I know it sounds like a surprise, but it’s been a long time in coming. The bloom started to fade when Hélio Castroneves beat out Mel B. for the golden disco ball in 2007. Sure, Maksim choreographed a lame freestyle for Mel, but it became apparent throughout the season that your judges were favoring the adorable ingenue Julianne Hough when dishing out the scores.
I stopped watching the Kristi Yamaguchi season well before she won. There was no suspense there as she dominated from week 1. Call my cynical, but it may have been the decades of Olympic-level choreography, timed jumps and spins, and performing in front of a live crowd that gave her an edge.
Season 7 left me cold as well. I knew Warren Sapp wasn’t the best dancer, but he entertained me ten times more then Brooke. Then again, I knew Brooke would win because she was paired with Derek. Since Julianne and Mark won, the third member of their little clique couldn’t be far behind. Cloris Leachman made me uncomfortable. Kim Kardashian made me feel itchy.
And with all of that, here is what you offer me for Season 8:
Belinda Carlisle – GoGos lead singer, whom I loved when I was 15. Token middle-aged woman.
David Alan Grier – actor, token comedian
folk pop country singer and former reality show hostess. Stunt casting at its finest because of…
Ty Murray – Jewel’s husband and rodeo star
Shawn Johnson – token Olympic gold medalist
Lil’ Kim – rapper, actress, ex-con
Gilles Marini – the naked guy in the Sex and the City movie, token model-type
Nancy O’Dell – entertainment reporter for Access Hollywood
Steve-O – host of Jackass. Best known for voluntarily stapling his scrotum to his leg.
Denise Richards – crazy ex-wife of crazy Charlie Sheen & reality show “star”

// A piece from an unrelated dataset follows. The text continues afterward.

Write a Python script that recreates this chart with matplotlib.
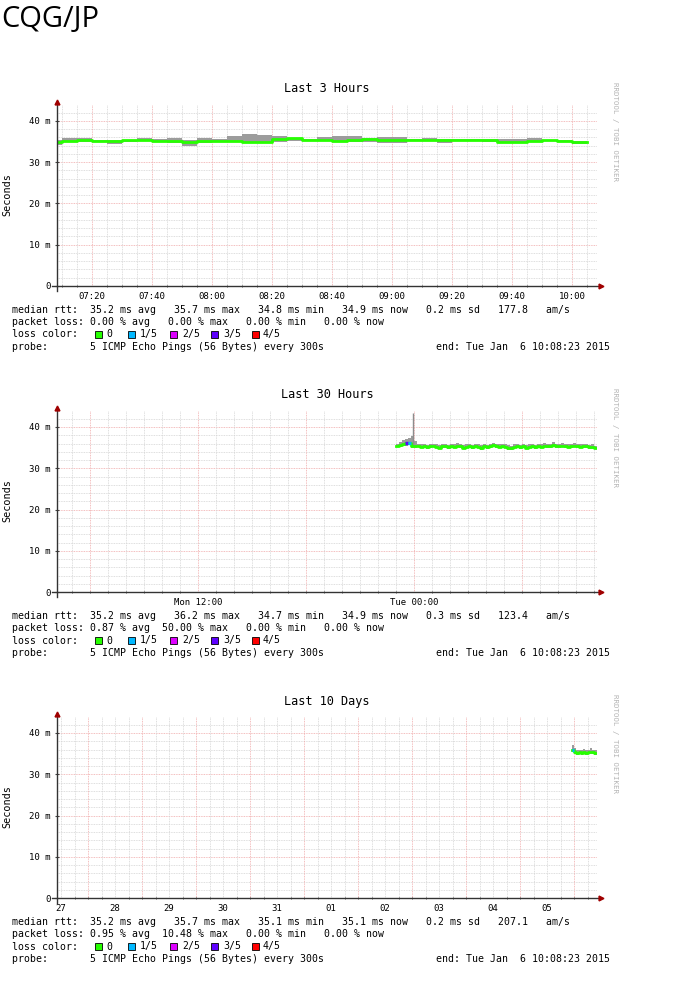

Chuck Wicks – C-list country singer with only 3 released singles to his name. Why’s he here? Oh! He’s Julianne’s (who’s back for her 2nd or 3rd very last season, I lost count) real life boyfriend. Aww. Stunt casting!
Steve Wozniak – token geek billionaire and token fat guy rolled into one. I fear my iPhone’s going to come to life tomorrow night and start voting on its own
Lawrence Taylor – thrice-jailed token NFL player, former coke addict and admitted tax evader
I wasn’t thrilled at the cast at all, but I was willing to give the first episode a shot. Then Jewel and Nancy O’Dell get injured (seriously injured!) and drop out. Their replacements?
Holly Madison – former Playboy model and best known for sharing Hugh Hefner with 2 other women. On a reality show.
Melissa Rycroft – Proposed to and then dumped by the Bachelor. Beat out 24 other women for that honor. On a reality show.
I’m heartsick that they couldn’t find female replacements that achieved something in their “star” turn other than shaking their thing enough to get a man to choose them over other women.
So taking in consideration all of the above: the scofflaws, the couple-y stunt casting, the scrotum stapler and the preponderance of vapid reality-show women, we’re done.
Take your sequins and heels and get out.